If her most elegant events were held at the Villa, her most widely attended took place at her salon in Harlem. According to Richard Bruce Nugent, in the fall of 1927, A’Lelia converted her two townhouses, at 108-110 West 136th Street into a place where writers, sculptors, painters, music artists and composers could meet, drink champagne, eat caviar and discuss their art. She originally hired Aaron Douglas to design the interior but when he failed to produce art satisfactory to her, she turned to Manhattan decorator Paul Frankel. To her complete satisfaction, he decorated one side of the wall with framed texts of Countee Cullen’s “Dark Towers,” and the other side with Langston Hughes’s “Weary Blues,” with Aubusson Carpet and Louis XIV furniture.
Her guests entered the townhouse through long French doors and stepped onto the blue-velvet runner that led into the tearoom. Once inside the townhouse, the guests included all social classes, whites and blacks, royalty and racketeers, lesbians and homosexuals, writers and singers. Her list of invitees, one observer reported, “Read like a blue book of the seven arts, and her parties provided an Uptown counterpart to those Carl Van Vechten threw Downtown. (Watson, page 141)
She would extend several hundred invitations to her parties; however, unless you went early there was no way of getting in. According to Hughes, her parties were as crowded as the New York subway at the rush hour—entrance, lobby, steps, hallway, and apartment a milling crush of guests. (Hughes, page 244) Ethel Waters often showed up late at night and sang for the guests and entertainers from a Broadway show also made their way to the festivities. It was a grand display of the kind of good times that bolstered the image of Harlem as the party capital of the world, and a place where the pursuit of pleasure had no use for color lines. (Aberjhani and Sandra L. West, Encyclopedia of the Harlem Renaissance, Checkmark Books, New York, 2003, page 342)
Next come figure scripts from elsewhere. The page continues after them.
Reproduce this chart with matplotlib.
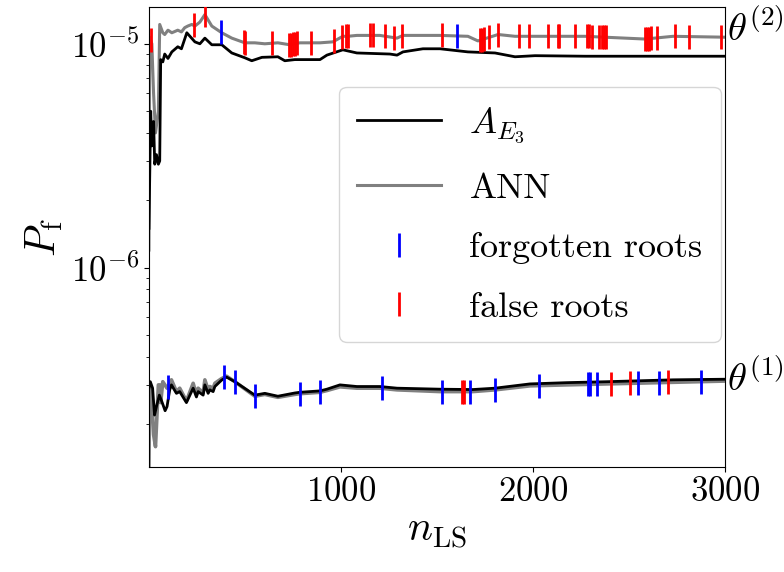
import numpy as np
import matplotlib
matplotlib.use("Agg")
import matplotlib.pyplot as plt

plt.rcParams.update({
    "font.family": "serif",
    "font.serif": ["cmr10"],
    "mathtext.fontset": "cm",
    "axes.formatter.use_mathtext": True,
    "axes.unicode_minus": False,
})

# ---------------- data ----------------
# theta^(2) -- ANN (gray)
n_t2_ann = [1, 5, 16, 25, 35, 50, 57, 73, 83, 100, 120, 151, 170, 187, 203, 224, 240, 266,
            292, 328, 380, 432, 500, 552, 604, 672, 734, 786, 891, 958, 1010, 1036, 1083,
            1203, 1292, 1323, 1516, 1661, 1713, 1818, 1906, 2010, 2271, 2583, 2729, 3000]
p_t2_ann = [1.2e-6, 1.07e-5, 1.0e-5, 6.0e-6, 4.0e-6, 5.0e-6, 1.22e-5, 1.12e-5, 1.1e-5, 1.15e-5,
            1.12e-5, 1.15e-5, 1.13e-5, 1.18e-5, 1.2e-5, 1.22e-5, 1.2e-5, 1.25e-5,
            1.35e-5, 1.2e-5, 1.12e-5, 1.06e-5, 1.01e-5, 1.01e-5, 1.0e-5, 1.01e-5, 0.99e-5,
            1.01e-5, 1.01e-5, 1.02e-5, 1.08e-5, 1.08e-5, 1.09e-5, 1.09e-5, 1.06e-5, 1.09e-5,
            1.09e-5, 1.08e-5, 1.03e-5, 1.10e-5, 1.08e-5, 1.08e-5, 1.08e-5, 1.05e-5, 1.08e-5, 1.07e-5]

# theta^(2) -- A_E3 (black)
n_t2_ae = [1, 10, 16, 25, 31, 40, 50, 57, 62, 73, 83, 100, 120, 151, 170, 198, 240, 266,
           292, 328, 380, 432, 500, 536, 589, 672, 708, 760, 891, 927, 1010, 1083, 1255,
           1292, 1323, 1427, 1516, 1661, 1802, 1906, 2010, 2271, 2583, 3000]
p_t2_ae = [1.5e-6, 5.0e-6, 3.5e-6, 4.5e-6, 2.9e-6, 3.2e-6, 2.9e-6, 3.0e-6, 8.5e-6, 8.3e-6,
           9.0e-6, 8.6e-6, 9.2e-6, 9.7e-6, 9.5e-6, 1.12e-5, 1.02e-5, 1.0e-5,
           1.06e-5, 9.9e-6, 9.9e-6, 9.1e-6, 8.66e-6, 8.4e-6, 8.7e-6, 8.75e-6, 8.4e-6,
           8.5e-6, 8.5e-6, 8.9e-6, 9.4e-6, 9.1e-6, 9.0e-6, 8.9e-6, 9.2e-6, 9.5e-6, 9.5e-6,
           9.2e-6, 9.1e-6, 8.75e-6, 8.85e-6, 8.8e-6, 8.8e-6, 8.8e-6]

# theta^(1) -- ANN (gray)
n_t1_ann = [1, 5, 16, 25, 35, 50, 57, 62, 73, 95, 118, 144, 161, 196, 231, 248, 257, 283,
            292, 309, 318, 335, 344, 379, 405, 448, 552, 604, 672, 760, 786, 891, 927, 995,
            1083, 1203, 1292, 1516, 1687, 1802, 1984, 2177, 2385, 2729, 3000]
p_t1_ann = [1.29e-7, 3.0e-7, 2.6e-7, 1.8e-7, 1.59e-7, 3.0e-7, 3.0e-7, 2.5e-7, 3.1e-7, 2.9e-7,
            3.16e-7, 2.8e-7, 2.9e-7, 2.54e-7, 3.05e-7, 2.71e-7, 2.9e-7, 2.76e-7,
            3.16e-7, 2.85e-7, 2.95e-7, 2.9e-7, 3.05e-7, 3.2e-7, 3.28e-7, 3.1e-7, 2.67e-7,
            2.72e-7, 2.64e-7, 2.72e-7, 2.74e-7, 2.78e-7, 2.83e-7, 2.94e-7, 2.9e-7, 2.9e-7,
            2.85e-7, 2.8e-7, 2.8e-7, 2.85e-7, 2.97e-7, 3.0e-7, 3.03e-7, 3.08e-7, 3.12e-7]

# theta^(1) -- A_E3 (black)
n_t1_ae = [1, 8, 20, 30, 40, 55, 70, 85, 95, 109, 118, 144, 161, 196, 231, 248, 257, 283,
           292, 309, 318, 335, 344, 379, 405, 448, 552, 604, 672, 760, 786, 891, 927, 995,
           1083, 1203, 1292, 1516, 1687, 1802, 1984, 2177, 2385, 2729, 3000]
p_t1_ae = [2.9e-7, 3.1e-7, 2.9e-7, 2.2e-7, 2.4e-7, 2.7e-7, 2.5e-7, 2.3e-7, 2.4e-7, 2.85e-7,
           3.0e-7, 2.75e-7, 2.8e-7, 2.5e-7, 2.9e-7, 2.65e-7, 2.8e-7, 2.7e-7,
           3.0e-7, 2.75e-7, 2.85e-7, 2.8e-7, 2.95e-7, 3.15e-7, 3.25e-7, 3.1e-7, 2.7e-7,
           2.75e-7, 2.67e-7, 2.76e-7, 2.78e-7, 2.82e-7, 2.87e-7, 3.0e-7, 2.95e-7, 2.95e-7,
           2.9e-7, 2.87e-7, 2.86e-7, 2.9e-7, 3.03e-7, 3.07e-7, 3.1e-7, 3.16e-7, 3.18e-7]

# root markers (sample counts)
t2_false = [10, 234, 292, 495, 500, 641, 729, 740, 750, 760, 771, 844, 964, 1005, 1026, 1036,
            1151, 1167, 1229, 1276, 1318, 1526, 1724, 1734, 1745, 1771, 1818, 1927, 1979,
            2078, 2130, 2135, 2219, 2281, 2292, 2307, 2344, 2359, 2370, 2380, 2583, 2594,
            2604, 2615, 2646, 2740, 2812, 2979]
t2_forgot = [375, 1604]
t1_false = [1630, 1640, 2406, 2505, 2703]
t1_forgot = [99, 391, 448, 552, 786, 891, 1214, 1526, 1672, 1802, 2031, 2286, 2297, 2333,
             2547, 2656, 2875]

theta_labels = [r"$\theta^{(1)}$", r"$\theta^{(2)}$"]
theta_label_y = [3.2e-7, 1.17e-5]

# ---------------- plot ----------------
fig = plt.figure(figsize=(7.84, 5.72), dpi=100)
ax = fig.add_axes([0.190, 0.1836, 0.735, 0.8042])

ax.plot(n_t2_ae, p_t2_ae, color="black", lw=2.0, zorder=3, label=r"$A_{E_3}$")
ax.plot(n_t2_ann, p_t2_ann, color="gray", lw=2.2, zorder=2, label="ANN")
ax.plot(n_t1_ann, p_t1_ann, color="gray", lw=2.6, zorder=2)
ax.plot(n_t1_ae, p_t1_ae, color="black", lw=2.0, zorder=3)


def on_line(xs, n, p):
    return np.exp(np.interp(xs, n, np.log(p)))


mk = dict(marker="|", linestyle="none", markersize=17, markeredgewidth=2, zorder=4)
ax.plot(t2_forgot, on_line(t2_forgot, n_t2_ann, p_t2_ann), color="blue",
        label="forgotten roots", **mk)
ax.plot(t2_false, on_line(t2_false, n_t2_ann, p_t2_ann), color="red",
        label="false roots", **mk)
ax.plot(t1_forgot, on_line(t1_forgot, n_t1_ann, p_t1_ann), color="blue", **mk)
ax.plot(t1_false, on_line(t1_false, n_t1_ann, p_t1_ann), color="red", **mk)

ax.set_yscale("log")
ax.set_xlim(1, 3000)
ax.set_ylim(1.29e-7, 1.46e-5)
ax.set_xticks([1000, 2000, 3000])
ax.tick_params(axis="both", which="major", labelsize=25)

ax.set_xlabel(r"$n_{\mathrm{LS}}$", fontsize=30)
ax.set_ylabel(r"$P_{\mathrm{f}}$", fontsize=30)

for lab, yv in zip(theta_labels, theta_label_y):
    ax.text(1.003, yv, lab, transform=ax.get_yaxis_transform(), fontsize=28,
            va="center", ha="left", clip_on=False)

leg = ax.legend(loc="upper right", bbox_to_anchor=(0.992, 0.826), borderaxespad=0,
                fontsize=26, handlelength=2.3, labelspacing=0.75, borderpad=0.5)

fig.savefig("out.png", dpi=100)
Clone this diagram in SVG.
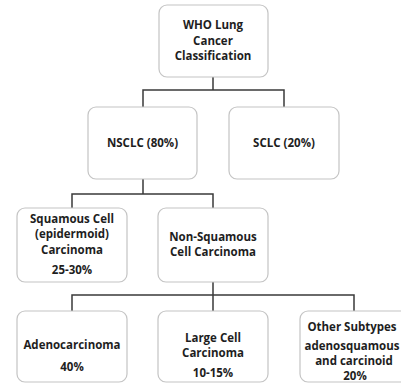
<svg xmlns="http://www.w3.org/2000/svg" width="401" height="383" viewBox="0 0 401 383">
<style>
.box{fill:#fff;stroke:#c4c4c4;stroke-width:1.2}
.t{font-family:"Open Sans","Liberation Sans",sans-serif;font-weight:bold;font-size:11.5px;fill:#1e1e1e;text-anchor:middle}
.c{fill:none;stroke:#3a3a3a;stroke-width:1.5}
</style>
<rect width="401" height="383" fill="#fff"/>
<g id="connectors">
<path class="c" d="M213,77 V90 M143,107 V90 H284 V107"/>
<path class="c" d="M143,179 V194 M72,208 V194 H213 V208"/>
<path class="c" d="M213,282 V295 M72,311 V295 H354 V311 M213,295 V311"/>
</g>
<g id="who">
<rect class="box" x="159" y="5" width="109" height="72" rx="8"/>
<text class="t" x="213" y="29">WHO Lung</text>
<text class="t" x="213" y="45">Cancer</text>
<text class="t" x="213" y="60">Classification</text>
</g>
<g id="nsclc">
<rect class="box" x="88" y="107" width="109" height="72" rx="8"/>
<text class="t" x="142.5" y="147">NSCLC (80%)</text>
</g>
<g id="sclc">
<rect class="box" x="229" y="107" width="110" height="72" rx="8"/>
<text class="t" x="284" y="147">SCLC (20%)</text>
</g>
<g id="squamous">
<rect class="box" x="17" y="208" width="110" height="74" rx="8"/>
<text class="t" x="72" y="223">Squamous Cell</text>
<text class="t" x="72" y="238">(epidermoid)</text>
<text class="t" x="72" y="254">Carcinoma</text>
<text class="t" x="72" y="274">25-30%</text>
</g>
<g id="nonsquamous">
<rect class="box" x="158" y="208" width="110" height="74" rx="8"/>
<text class="t" x="213" y="241">Non-Squamous</text>
<text class="t" x="213" y="256">Cell Carcinoma</text>
</g>
<g id="adeno">
<rect class="box" x="17" y="311" width="110" height="71" rx="8"/>
<text class="t" x="72" y="349">Adenocarcinoma</text>
<text class="t" x="72" y="371">40%</text>
</g>
<g id="largecell">
<rect class="box" x="158" y="311" width="110" height="71" rx="8"/>
<text class="t" x="213" y="342">Large Cell</text>
<text class="t" x="213" y="357">Carcinoma</text>
<text class="t" x="213" y="377">10-15%</text>
</g>
<g id="other">
<rect class="box" x="300" y="311" width="110" height="71" rx="8"/>
<text class="t" x="352" y="331">Other Subtypes</text>
<text class="t" x="352" y="350">adenosquamous</text>
<text class="t" x="354" y="365">and carcinoid</text>
<text class="t" x="355" y="380">20%</text>
</g>
</svg>
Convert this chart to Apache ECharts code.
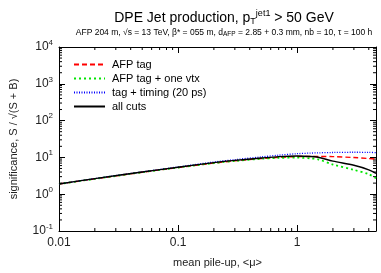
<!DOCTYPE html>
<html>
<head>
<meta charset="utf-8">
<script src="https://cdn.jsdelivr.net/npm/echarts@6/dist/echarts.min.js"></script>
<style>
  html, body { margin: 0; padding: 0; background: #fff; }
  #chart { width: 381px; height: 273px; }
</style>
</head>
<body>
<div id="chart"></div>
<script>
// mean pile-up values
const mu = [0.01, 0.02, 0.05, 0.1, 0.2, 0.3, 0.5, 0.7, 1, 1.3, 1.5, 2, 3, 4, 4.6];

// significance curves
const afpTag    = [1.9, 2.6, 3.95, 5.3, 7.0, 8.1, 9.3, 10.0, 10.5, 10.6, 10.6, 10.5, 9.9, 9.3, 9.0];
const oneVtx    = [1.9, 2.6, 3.95, 5.3, 7.0, 8.0, 9.2, 9.7, 9.9, 9.4, 8.9, 6.4, 4.6, 3.5, 2.7];
const timing    = [1.9, 2.65, 4.05, 5.5, 7.5, 8.7, 10.3, 11.5, 12.6, 13.1, 13.3, 13.6, 13.8, 13.7, 13.5];
const allCuts   = [1.9, 2.65, 4.0, 5.4, 7.2, 8.3, 9.6, 10.5, 10.9, 10.6, 10.1, 7.9, 6.1, 4.6, 3.7];

// minor tick positions (log decades)
const xMinor = [0.02, 0.03, 0.04, 0.05, 0.06, 0.07, 0.08, 0.09,
                0.2, 0.3, 0.4, 0.5, 0.6, 0.7, 0.8, 0.9, 2, 3, 4];
const yMinor = [];
[0.1, 1, 10, 100, 1000].forEach(d => {
  for (let k = 2; k <= 9; k++) yMinor.push(+(d * k).toPrecision(3));
});

const X_MIN = 0.01, X_MAX = 4.6, Y_MIN = 0.1, Y_MAX = 10000;

const zip = (xs, ys) => xs.map((x, i) => [x, ys[i]]);

const chart = echarts.init(document.getElementById('chart'));

const font = 'Liberation Sans, Arial, sans-serif';

const supRich = {
  b: { fontSize: 12, color: '#222', fontFamily: font },
  s: { fontSize: 8, color: '#222', fontFamily: font, padding: [0, 0, 9, 0] }
};

function line(name, data, color, type, width) {
  return {
    name: name,
    type: 'line',
    data: zip(mu, data),
    smooth: 0.3,
    symbol: 'none',
    lineStyle: { color: color, type: type, width: width },
    itemStyle: { color: color },
    z: 3
  };
}

function minorTicks(values, isX) {
  return {
    type: 'custom',
    silent: true,
    clip: false,
    data: values.map(v => isX ? [v, 1] : [1, v]),
    renderItem: function (params, api) {
      const v = api.value(isX ? 0 : 1);
      const len = 3;
      let a, b;
      if (isX) {
        a = api.coord([v, Y_MIN]);
        b = api.coord([v, Y_MAX]);
        return {
          type: 'group',
          children: [
            { type: 'line', shape: { x1: a[0], y1: a[1], x2: a[0], y2: a[1] - len }, style: { stroke: '#000', lineWidth: 1 } },
            { type: 'line', shape: { x1: b[0], y1: b[1], x2: b[0], y2: b[1] + len }, style: { stroke: '#000', lineWidth: 1 } }
          ]
        };
      }
      a = api.coord([X_MIN, v]);
      b = api.coord([X_MAX, v]);
      return {
        type: 'group',
        children: [
          { type: 'line', shape: { x1: a[0], y1: a[1], x2: a[0] + len, y2: a[1] }, style: { stroke: '#000', lineWidth: 1 } },
          { type: 'line', shape: { x1: b[0], y1: b[1], x2: b[0] - len, y2: b[1] }, style: { stroke: '#000', lineWidth: 1 } }
        ]
      };
    }
  };
}

const axisLine = { show: true, lineStyle: { color: '#000', width: 1 } };
const majorTick = { show: true, inside: true, length: 6, lineStyle: { color: '#000', width: 1 } };

const option = {
  animation: false,
  backgroundColor: '#fff',
  title: [{
    text: 'DPE Jet production, p{sub|T}{sup|jet1} > 50 GeV',
    left: 219, top: 4, textAlign: 'center',
    textStyle: {
      fontSize: 14, fontWeight: 'normal', color: '#000', fontFamily: font,
      rich: {
        sub: { fontSize: 9, fontFamily: font, color: '#000', padding: [7, 0, 0, 0] },
        sup: { fontSize: 9, fontFamily: font, color: '#000', padding: [0, 0, 9, 0] }
      }
    }
  }, {
    text: 'AFP 204 m, √s = 13 TeV, β* = 055 m, d{sub|AFP} = 2.85 + 0.3 mm, nb = 10, τ = 100 h',
    left: 219, top: 22, textAlign: 'center',
    textStyle: {
      fontSize: 8.5, fontWeight: 'normal', color: '#000', fontFamily: font,
      rich: {
        sub: { fontSize: 6.5, fontFamily: font, color: '#000', padding: [4, 0, 0, 0] }
      }
    }
  }],
  legend: {
    data: ['AFP tag', 'AFP tag + one vtx', 'tag + timing (20 ps)', 'all cuts'],
    orient: 'vertical',
    left: 68, top: 54,
    itemWidth: 31, itemHeight: 10, itemGap: 3,
    itemStyle: { opacity: 0 },
    textStyle: { fontSize: 11, color: '#000', fontFamily: font, padding: [0, 0, 0, 2] },
    selectedMode: false
  },
  grid: { left: 58, right: 5, top: 47, bottom: 40 },
  xAxis: [{
    type: 'log', logBase: 10, min: X_MIN, max: X_MAX,
    name: 'mean pile-up, <μ>', nameLocation: 'middle', nameGap: 26,
    nameTextStyle: { fontSize: 11, color: '#222', fontFamily: font },
    axisLine: axisLine, axisTick: majorTick,
    axisLabel: {
      fontSize: 12, color: '#222', fontFamily: font, margin: 6,
      showMaxLabel: false,
      formatter: v => {
        const e = Math.log10(v);
        if (Math.abs(e - Math.round(e)) > 1e-6) return '';
        return String(+v.toPrecision(3));
      }
    },
    splitLine: { show: false }
  }, {
    type: 'log', logBase: 10, min: X_MIN, max: X_MAX, position: 'top',
    axisLine: axisLine, axisTick: majorTick, axisLabel: { show: false }, splitLine: { show: false }
  }],
  yAxis: [{
    type: 'log', logBase: 10, min: Y_MIN, max: Y_MAX,
    name: 'significance, S / √(S + B)', nameLocation: 'middle', nameGap: 40,
    nameTextStyle: { fontSize: 11, color: '#222', fontFamily: font },
    axisLine: axisLine, axisTick: majorTick,
    axisLabel: {
      margin: 6, rich: supRich,
      formatter: v => '{b|10}{s|' + Math.round(Math.log10(v)) + '}'
    },
    splitLine: { show: false }
  }, {
    type: 'log', logBase: 10, min: Y_MIN, max: Y_MAX, position: 'right',
    axisLine: axisLine, axisTick: majorTick, axisLabel: { show: false }, splitLine: { show: false }
  }],
  series: [
    line('AFP tag', afpTag, '#ff0000', [5, 3], 1.4),
    line('AFP tag + one vtx', oneVtx, '#00e600', [2, 3], 1.8),
    line('tag + timing (20 ps)', timing, '#0000ff', [1, 1.5], 1.3),
    line('all cuts', allCuts, '#000000', 'solid', 1.4),
    minorTicks(xMinor, true),
    minorTicks(yMinor, false)
  ]
};

chart.setOption(option);
</script>
</body>
</html>
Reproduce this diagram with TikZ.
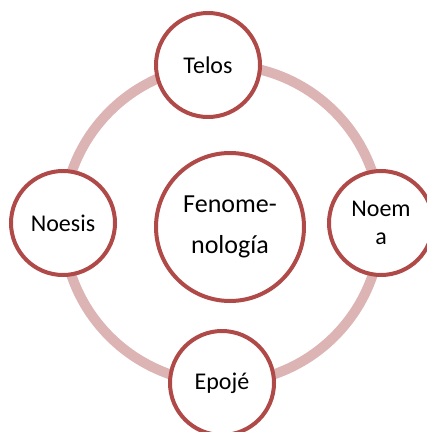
\documentclass[tikz,border=0pt]{standalone}
\usepackage{fontspec}
\setmainfont{Carlito}
\definecolor{ringred}{HTML}{DDB4B4}
\definecolor{darkred}{HTML}{B04A48}
\begin{document}
\begin{tikzpicture}[x=0.75pt, y=-0.75pt, thick,
                    main/.style = {draw=darkred, line width=3pt, circle, fill=white, minimum size=78pt, inner sep=0pt, align=center, font=\fontsize{18}{20.5}\selectfont},
                    hub/.style = {main, minimum size=111pt, font=\fontsize{19.5}{31}\selectfont}]
                    \useasboundingbox (0,0) rectangle (426,432);
                    \coordinate (c) at (222,224);
                    \draw[ringred, line width=7.5pt] (c) circle[radius=159*0.75pt];
                    \node[hub] (0) at (230,227) {Fenome-\\nología};
                    \node[main] (1) at (208,65) {Telos};
                    \node[main] (2) at (381,223) {Noem\\a};
                    \node[main] (3) at (222,383) {Epojé};
                    \node[main] (4) at (63,223) {Noesis};
                \end{tikzpicture}
\end{document}
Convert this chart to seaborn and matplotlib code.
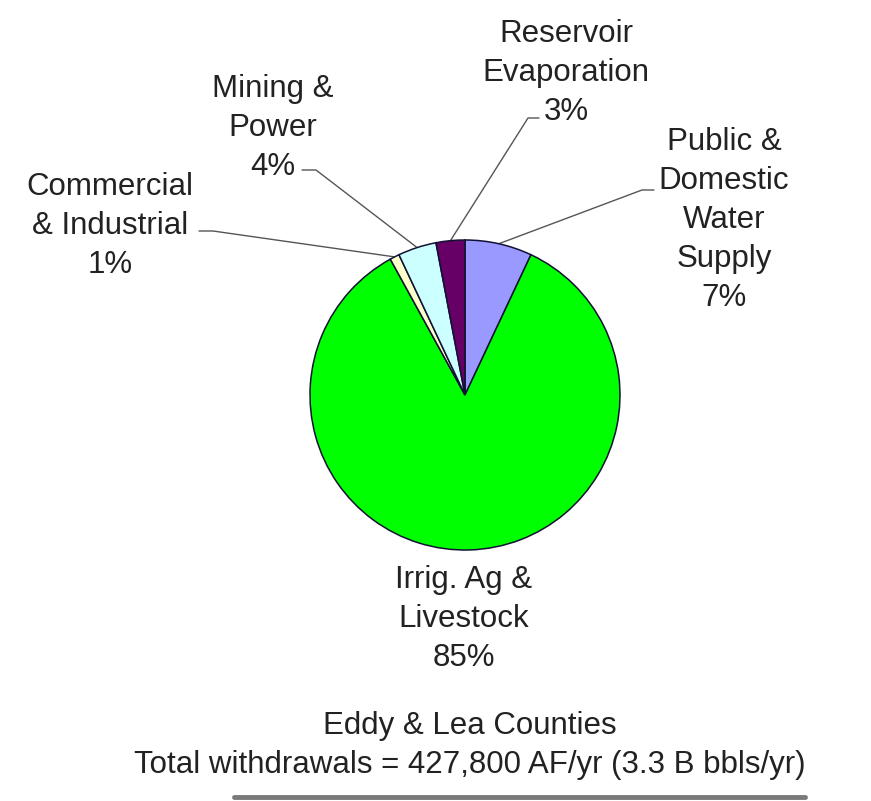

A’Lelia Walker was both admired and disliked by friends and distracters. There were many who resented her wealth and others who considered her uneducated because she never attended or graduated from college. Her reasoning powers were said to be slight. “She made no pretense at being intellectual or exclusive,” Langston Hughes observed. Some considered her flighty and, “After seven minutes, conversation went precipitously downhill,” it was said. (Carol Marks and Diana Adkins, The Power of Pride, Crown Publishers, New York, 1999, page 71).
The goddess of Harlem, the queen, died at the age of 46. According to the Amsterdam News, over 10,000 admirers attended her funeral. She went out in style; buried in a five thousand dollar silver and bronze casket and dressed in a “gown of beige and gold lace over lavender satin, with apple green satin slippers and an imported necklace of genuine amber Chinese prayer beads.” The service was under the direction of Reverend Adam Clayton Powell Sr., and the eulogy was read by educator Mary McLeod Bethune who spoke in her “great deep voice,” of A’Lelia’s mother, “Who in old clothes, had labored to bring the gift of beauty to Negro womanhood, and a great fortune to the pride and glory of the Negro race—and then given it all to her daughter, A’Lelia.” (Ibid, page 76.) Her passing, according to Langston Hughes, represented the beginning of the end of the “gay times of the New Negro era in Harlem. (Hughes, page 247) To the scholars and admirers of this fascinating period in our cultural history, A’Lelia Walker will always remain an icon of distinction and class within our race.